Your task:
Output every line exactly as written. Leave out pictures.

Recorded data:
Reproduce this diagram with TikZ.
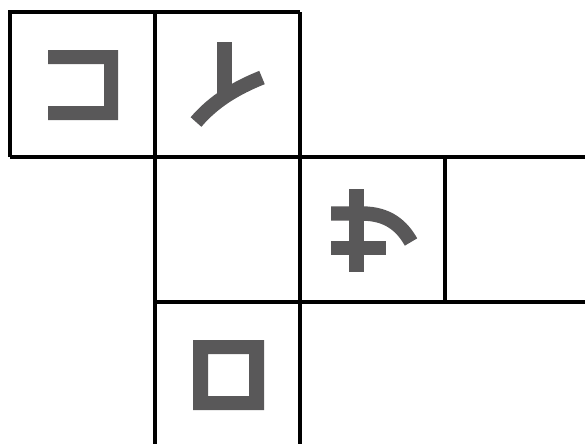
\documentclass[tikz,border=0pt]{standalone}
\usepackage{xcolor}
\usepackage{tikz}
\usetikzlibrary{calc}
\definecolor{GlyphGray}{RGB}{89,88,89}

\begin{document}
\begin{tikzpicture}[x=0.75pt, y=-0.75pt,
		grid line/.style={line width=2.3pt, black},
		stroke/.style={line width=10.8pt, GlyphGray, line cap=butt}]
		\useasboundingbox (0,0) rectangle (585,444);
		
		% grid corners
		\coordinate (A) at (10,12);
		\coordinate (B) at (300,12);
		\coordinate (C) at (10,157);
		\coordinate (D) at (585,157);
		\coordinate (E) at (155,302);
		\coordinate (F) at (585,302);
		
		\draw[grid line] (C) -- (A) -- (B);
		\draw[grid line] (C) -- (D);
		\draw[grid line] (E) -- (F);
		\draw[grid line] (155,12) -- (155,444);
		\draw[grid line] (300,12) -- (300,444);
		\draw[grid line] (445,157) -- (445,302);
		
		% cell top left
		\fill[GlyphGray] (48,50) -- (118,50) -- (118,120) -- (48,120) -- (48,106)
			-- (104,106) -- (104,64) -- (48,64) -- cycle;
		
		% cell top middle
		\draw[stroke] (224.5,42) -- (224.5,98);
		\draw[stroke] (196,122) .. controls (214,101) and (236,88) .. (262,77.5);
		
		% cell middle right
		\draw[stroke] (356.5,189) -- (356.5,272);
		\draw[stroke] (331,248) -- (386,248);
		\draw[stroke] (331,213.5) -- (362,213.5) .. controls (388,213.5) and (402,226) .. (411,242);
		
		% cell bottom
		\fill[GlyphGray, even odd rule] (193,340) rectangle (264,410)
			(208,354) rectangle (249,396);
	\end{tikzpicture}
\end{document}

Output for this exercise:
Reproduce this diagram with TikZ.
\documentclass[tikz,border=0pt]{standalone}
\usepackage{xcolor}
\usepackage{tikz}
\usetikzlibrary{calc}
\definecolor{GlyphGray}{RGB}{89,88,89}

\begin{document}
\begin{tikzpicture}[x=0.75pt, y=-0.75pt,
		grid line/.style={line width=2.3pt, black},
		stroke/.style={line width=10.8pt, GlyphGray, line cap=butt}]
		\useasboundingbox (0,0) rectangle (585,444);
		
		% grid corners
		\coordinate (A) at (10,12);
		\coordinate (B) at (300,12);
		\coordinate (C) at (10,157);
		\coordinate (D) at (585,157);
		\coordinate (E) at (155,302);
		\coordinate (F) at (585,302);
		
		\draw[grid line] (C) -- (A) -- (B);
		\draw[grid line] (C) -- (D);
		\draw[grid line] (E) -- (F);
		\draw[grid line] (155,12) -- (155,444);
		\draw[grid line] (300,12) -- (300,444);
		\draw[grid line] (445,157) -- (445,302);
		
		% cell top left
		\fill[GlyphGray] (48,50) -- (118,50) -- (118,120) -- (48,120) -- (48,106)
			-- (104,106) -- (104,64) -- (48,64) -- cycle;
		
		% cell top middle
		\draw[stroke] (224.5,42) -- (224.5,98);
		\draw[stroke] (196,122) .. controls (214,101) and (236,88) .. (262,77.5);
		
		% cell middle right
		\draw[stroke] (356.5,189) -- (356.5,272);
		\draw[stroke] (331,248) -- (386,248);
		\draw[stroke] (331,213.5) -- (362,213.5) .. controls (388,213.5) and (402,226) .. (411,242);
		
		% cell bottom
		\fill[GlyphGray, even odd rule] (193,340) rectangle (264,410)
			(208,354) rectangle (249,396);
	\end{tikzpicture}
\end{document}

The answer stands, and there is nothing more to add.